Unlike similar parties in New York, this one -- celebrating ASOS BLACK x Puma, a collaboration -- involved neither velvet ropes nor red carpets. There was no VIP section, no TV celebrities, none of the aggressive branding usually in place to remind revelers who's paying for the drinks. The message was subtle, but clear: ASOS is cooler than that, and it doesn't need to engage in heavy persuasion.

With 54% growth in the United States in the six months leading up to February 28, a major expansion into Russia and China, and a rocketing share price -- up 90% in the last year -- ASOS is positioning itself to become the world's biggest online fashion retailer. Who said the empire was dead?
"The business didn't start like this -- it started with lampshades," says Stefan Pesticcio, its menswear fashion director. He arrived at the company in 2007, just as ASOS was shaking free of its original mission, an e-commerce site for people who wanted to buy things they'd seen on TV (the company's name is an acronym for As Seen On Screen). It turned out people weren't so interested in buying a lampshade featured on Friends -- but they were interested in buying clothes. Lots of clothes.

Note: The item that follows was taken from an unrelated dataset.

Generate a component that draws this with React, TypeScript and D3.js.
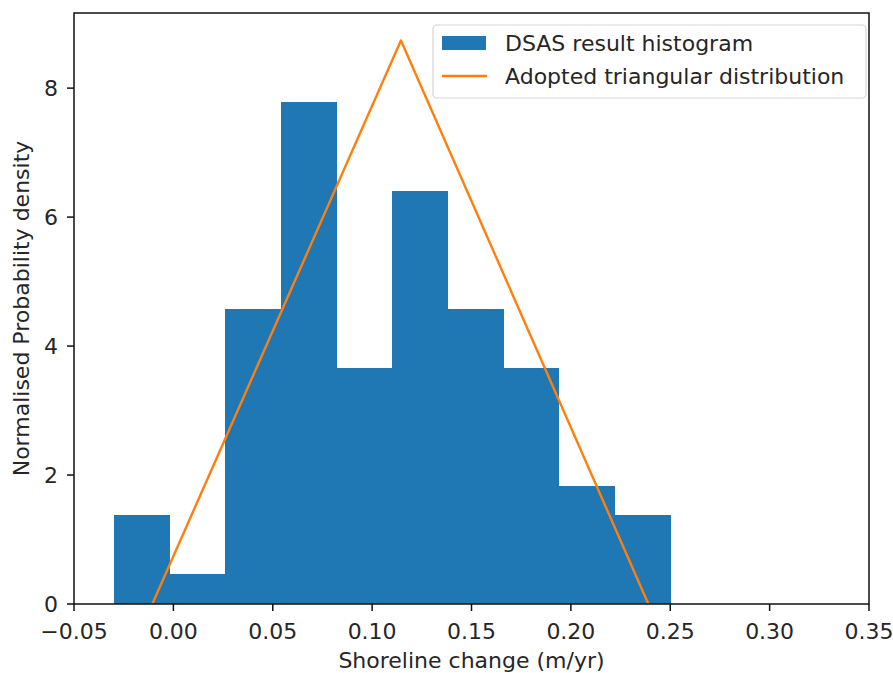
import React from "react";
import * as d3 from "d3";

const binEdges = [-0.03, -0.002, 0.026, 0.054, 0.082, 0.11, 0.138, 0.166, 0.194, 0.222, 0.25];
const binDensity = [1.374, 0.458, 4.579, 7.784, 3.663, 6.41, 4.579, 3.663, 1.832, 1.374];
const triX = [-0.0106, 0.1145, 0.239];
const triY = [0, 8.74, 0];
const xTicks = [-0.05, 0, 0.05, 0.1, 0.15, 0.2, 0.25, 0.3, 0.35];
const yTicks = [0, 2, 4, 6, 8];
const legendLabels = ["DSAS result histogram", "Adopted triangular distribution"];

const W = 893, H = 673;
const L = 74, R = 869, T = 13, B = 604;
const FONT = "DejaVu Sans, sans-serif";
const TXT = "#262626";
const FS = 22;

export default function App() {
  const x = d3.scaleLinear().domain([-0.05, 0.35]).range([L, R]);
  const y = d3.scaleLinear().domain([0, 9.165]).range([B, T]);
  const line = d3.line<number>().x((_, i) => x(triX[i])).y((d) => y(d));
  return (
    <svg width={W} height={H} style={{ position: "absolute", left: 0, top: 0, background: "#fff" }}>
      <g shapeRendering="crispEdges">
        {binDensity.map((d, i) => (
          <rect key={i} x={x(binEdges[i])} y={y(d)} width={x(binEdges[i + 1]) - x(binEdges[i]) + 0.5} height={y(0) - y(d)} fill="#1f77b4" />
        ))}
      </g>
      <path d={line(triY) || ""} fill="none" stroke="#ff7f0e" strokeWidth={2.4} strokeLinejoin="round" />
      <rect x={L} y={T} width={R - L} height={B - T} fill="none" stroke="#111" strokeWidth={1.5} />
      {xTicks.map((t) => (
        <g key={t}>
          <line x1={x(t)} x2={x(t)} y1={B} y2={B + 7} stroke="#111" strokeWidth={1.5} />
          <text x={x(t)} y={631} textAnchor="middle" dominantBaseline="central" fontFamily={FONT} fontSize={FS} fill={TXT}>
            {t < 0 ? "\u2212" + Math.abs(t).toFixed(2) : t.toFixed(2)}
          </text>
        </g>
      ))}
      {yTicks.map((t) => (
        <g key={t}>
          <line x1={L - 7} x2={L} y1={y(t)} y2={y(t)} stroke="#111" strokeWidth={1.5} />
          <text x={58} y={y(t)} textAnchor="end" dominantBaseline="central" fontFamily={FONT} fontSize={FS} fill={TXT}>
            {t}
          </text>
        </g>
      ))}
      <text x={(L + R) / 2} y={660} textAnchor="middle" dominantBaseline="central" fontFamily={FONT} fontSize={FS} fill={TXT}>
        Shoreline change (m/yr)
      </text>
      <text transform={`translate(21,${(T + B) / 2}) rotate(-90)`} textAnchor="middle" dominantBaseline="central" fontFamily={FONT} fontSize={FS} fill={TXT}>
        Normalised Probability density
      </text>
      <g>
        <rect x={433} y={25} width={433} height={73} rx={4} fill="#fff" fillOpacity={0.8} stroke="#d6d6d6" strokeWidth={1.2} />
        <rect x={442} y={36} width={44} height={14} fill="#1f77b4" />
        <line x1={442} x2={487} y1={76} y2={76} stroke="#ff7f0e" strokeWidth={2.4} />
        <text x={505} y={43} dominantBaseline="central" fontFamily={FONT} fontSize={FS} fill={TXT}>{legendLabels[0]}</text>
        <text x={505} y={76} dominantBaseline="central" fontFamily={FONT} fontSize={FS} fill={TXT}>{legendLabels[1]}</text>
      </g>
    </svg>
  );
}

Now, ASOS adds 1,500 items a week to its site, and its huge new HQ in an Art Deco north London landmark buzzes with the energy of 1,500 employees. "When I arrived three years ago, the design team was me and three others, and ASOS menswear was chinos and checkered shirts," says John Mooney, head of menswear and an alum of Alexander McQueen and Topman. "It was based on what everyone else was doing: easy wins and not much soul."

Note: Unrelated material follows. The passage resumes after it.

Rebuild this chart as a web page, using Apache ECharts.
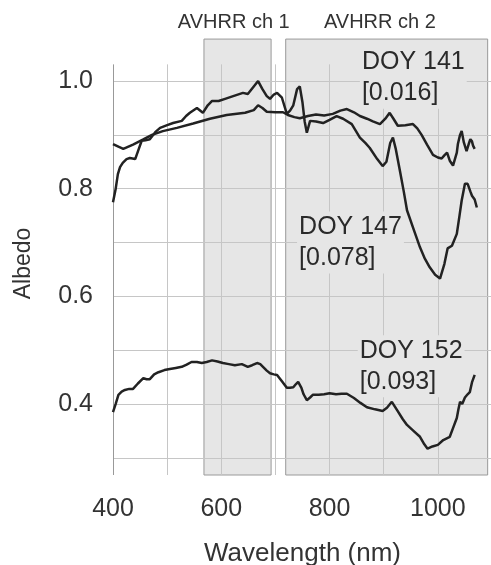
<!DOCTYPE html>
<html><head><meta charset="utf-8">
<script src="https://cdn.jsdelivr.net/npm/echarts@6/dist/echarts.min.js"></script>
<style>html,body{margin:0;padding:0;background:#fff}#c{width:491px;height:565px}</style>
</head><body><div id="c"></div>
<script>
// ---- data (wavelength nm, albedo) ----
const doy141 = [[400,0.883],[410,0.878],[419,0.874],[437,0.882],[455,0.891],[472,0.900],[492,0.907],[518,0.913],[548,0.921],[579,0.930],[610,0.937],[644,0.941],[660,0.946],[668,0.955],[676,0.950],[684,0.943],[700,0.942],[714,0.942],[723,0.937],[735,0.933],[745,0.931],[760,0.935],[775,0.938],[790,0.936],[806,0.939],[820,0.945],[832,0.948],[845,0.942],[856,0.935],[869,0.930],[880,0.925],[893,0.920],[903,0.930],[911,0.941],[918,0.930],[926,0.917],[940,0.918],[954,0.920],[962,0.912],[970,0.900],[980,0.882],[991,0.863],[1000,0.858],[1007,0.856],[1012,0.862],[1017,0.867],[1022,0.852],[1028,0.843],[1035,0.867],[1037,0.883],[1041,0.900],[1044,0.907],[1048,0.886],[1053,0.870],[1057,0.883],[1060,0.892],[1063,0.888],[1065,0.880],[1068,0.874]];
const doy147 = [[400,0.775],[405,0.800],[409,0.827],[413,0.840],[418,0.848],[425,0.855],[431,0.857],[441,0.855],[447,0.872],[453,0.889],[460,0.890],[468,0.892],[478,0.905],[487,0.913],[500,0.918],[511,0.922],[527,0.926],[535,0.935],[542,0.941],[555,0.950],[566,0.941],[575,0.955],[583,0.963],[595,0.963],[607,0.967],[622,0.972],[640,0.978],[649,0.976],[660,0.990],[668,1.000],[676,0.985],[684,0.972],[690,0.967],[697,0.975],[703,0.978],[712,0.969],[721,0.939],[727,0.945],[733,0.955],[740,0.985],[745,0.990],[750,0.960],[754,0.925],[758,0.904],[764,0.926],[775,0.925],[788,0.922],[800,0.928],[813,0.935],[825,0.930],[841,0.920],[856,0.895],[866,0.885],[874,0.876],[888,0.855],[898,0.842],[905,0.850],[912,0.885],[917,0.895],[922,0.875],[930,0.833],[937,0.795],[943,0.760],[954,0.728],[967,0.691],[976,0.670],[985,0.654],[995,0.640],[1004,0.633],[1012,0.660],[1018,0.689],[1026,0.694],[1035,0.716],[1040,0.750],[1044,0.778],[1050,0.809],[1055,0.809],[1060,0.795],[1063,0.787],[1068,0.780],[1072,0.765]];
const doy152 = [[400,0.385],[405,0.400],[410,0.417],[416,0.423],[422,0.426],[430,0.428],[437,0.428],[446,0.438],[456,0.448],[462,0.446],[468,0.446],[476,0.455],[484,0.459],[495,0.463],[505,0.465],[516,0.467],[527,0.469],[536,0.473],[545,0.478],[555,0.478],[564,0.476],[573,0.478],[583,0.481],[593,0.479],[603,0.476],[614,0.474],[625,0.472],[638,0.474],[649,0.469],[657,0.472],[666,0.476],[672,0.474],[677,0.469],[684,0.462],[690,0.457],[697,0.455],[703,0.454],[712,0.442],[721,0.430],[727,0.430],[733,0.431],[738,0.437],[742,0.441],[748,0.430],[752,0.418],[758,0.407],[764,0.412],[769,0.417],[780,0.417],[790,0.418],[800,0.420],[812,0.418],[822,0.419],[832,0.419],[845,0.411],[857,0.402],[869,0.394],[884,0.390],[898,0.387],[906,0.393],[915,0.404],[925,0.388],[935,0.372],[943,0.361],[955,0.350],[967,0.339],[975,0.325],[981,0.317],[990,0.321],[1000,0.324],[1010,0.333],[1022,0.339],[1028,0.355],[1035,0.374],[1038,0.390],[1041,0.404],[1045,0.400],[1050,0.412],[1055,0.418],[1059,0.422],[1063,0.440],[1068,0.454]];

const xTicks = [400,500,600,700,800,900,1000];
const xTickLabels = [400,600,800,1000];
const yTicks = [0.3,0.4,0.5,0.6,0.7,0.8,0.9,1.0];
const yTickLabels = [0.4,0.6,0.8,1.0];
const bands = [[568,692],[719,1092]];
const bandLabels = ['AVHRR ch 1','AVHRR ch 2'];
const bandLabelAt = [[623,1.108],[893,1.108]];
const annoText = ['DOY 141\n[0.016]','DOY 147\n[0.078]','DOY 152\n[0.093]'];
const annoAt = [[856,1.006],[740,0.700],[852,0.470]];

const X_MIN = 400, X_MAX = 1100, Y_MIN = 0.268, Y_MAX = 1.08, GRID_TOP = 1.031, BAND_TOP = 1.078;
const FONT = '"Liberation Sans", Arial, Helvetica, sans-serif';
const TXT = '#333';

const chart = echarts.init(document.getElementById('c'), null, {renderer:'canvas'});

const gridLines = [];
yTicks.forEach(v => gridLines.push([{coord:[X_MIN, v]}, {coord:[X_MAX, v]}]));
xTicks.forEach((v,i) => gridLines.push([{coord:[v, Y_MIN], lineStyle: i===0 ? {color:'#999'} : undefined}, {coord:[v, GRID_TOP]}]));

const curve = (name, d) => ({
  name, type:'line', data:d, showSymbol:false, symbol:'none', z:8,
  lineStyle:{color:'#222', width:2.5}, animation:false
});

chart.setOption({
  animation:false,
  grid:{left:113, top:38, width:379, height:437, containLabel:false, outerBoundsMode:'none'},
  xAxis:{type:'value', min:X_MIN, max:X_MAX, interval:100,
    axisLine:{show:false}, axisTick:{show:false}, splitLine:{show:false},
    axisLabel:{margin:22, fontSize:25, color:TXT, fontFamily:FONT,
      formatter:v => xTickLabels.includes(v) ? String(v) : ''},
    name:'Wavelength (nm)', nameLocation:'middle', nameGap:66,
    nameTextStyle:{fontSize:26, color:TXT, fontFamily:FONT}},
  yAxis:[{type:'value', min:Y_MIN, max:Y_MAX, position:'left',
    axisLine:{show:false}, splitLine:{show:false},
    axisTick:{show:true, inside:true, length:18, customValues:yTicks, lineStyle:{color:'#888'}},
    axisLabel:{margin:20, fontSize:25, color:TXT, fontFamily:FONT, customValues:yTickLabels,
      formatter:v => Number(v).toFixed(1)},
    name:'Albedo', nameLocation:'middle', nameGap:78, nameRotate:90,
    nameTextStyle:{fontSize:23, color:TXT, fontFamily:FONT, padding:[0,14,0,0]}},
   {type:'value', min:Y_MIN, max:Y_MAX, position:'right',
    axisLine:{show:false}, splitLine:{show:false}, axisLabel:{show:false},
    axisTick:{show:true, inside:true, length:18, customValues:yTicks, lineStyle:{color:'#888'}}}],
  series:[
    {type:'line', data:[], z:1, silent:true,
     markArea:{silent:true, z:1, itemStyle:{color:'#e6e6e6', borderColor:'#9a9a9a', borderWidth:1},
       data: bands.map(b => [{coord:[b[0], Y_MIN]}, {coord:[b[1], BAND_TOP]}])}},
    {type:'line', data:[], z:2, silent:true,
     markLine:{silent:true, z:2, symbol:['none','none'], label:{show:false},
       lineStyle:{color:'#c6c6c6', width:1, type:'solid'}, data: gridLines}},
    curve('DOY 141', doy141),
    curve('DOY 147', doy147),
    curve('DOY 152', doy152)
  ]
});

const graphics = [];
bandLabels.forEach((t,i) => {
  const p = chart.convertToPixel({gridIndex:0}, bandLabelAt[i]);
  graphics.push({type:'text', x:p[0], y:p[1], z:4,
    style:{text:t, font:'20px ' + FONT, fill:TXT, align:'center', verticalAlign:'middle'}});
});
annoText.forEach((t,i) => {
  const p = chart.convertToPixel({gridIndex:0}, annoAt[i]);
  graphics.push({type:'text', x:p[0], y:p[1], z:4,
    style:{text:t, font:'25px ' + FONT, lineHeight:31, fill:'#2a2a2a', align:'left', verticalAlign:'middle',
      backgroundColor:'#e6e6e6', padding:[0,2]}});
});
chart.setOption({graphic:graphics});
</script></body></html>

Although clearly benefiting from a globalized youth culture, ASOS is sensitive to regional differences, so Americans will always find chinos on the site. "The U.K. market is driven more by trends," says Pesticcio, also a Topman defector. "In the U.S. we talk more about 'classics' and 'essentials.' " But the ASOS sensibility is decidedly young and creative. The look book for the Puma collab played up street culture, using models like tattooist and former pro BMX rider Caleb Kilby and artist Daniel David Freeman. "ASOS is about acknowledging that male consumers may not find their inspiration on fashion sites," says Mooney. "We don't want to bombard them, but when we do give them something, we want to make sure it's fun."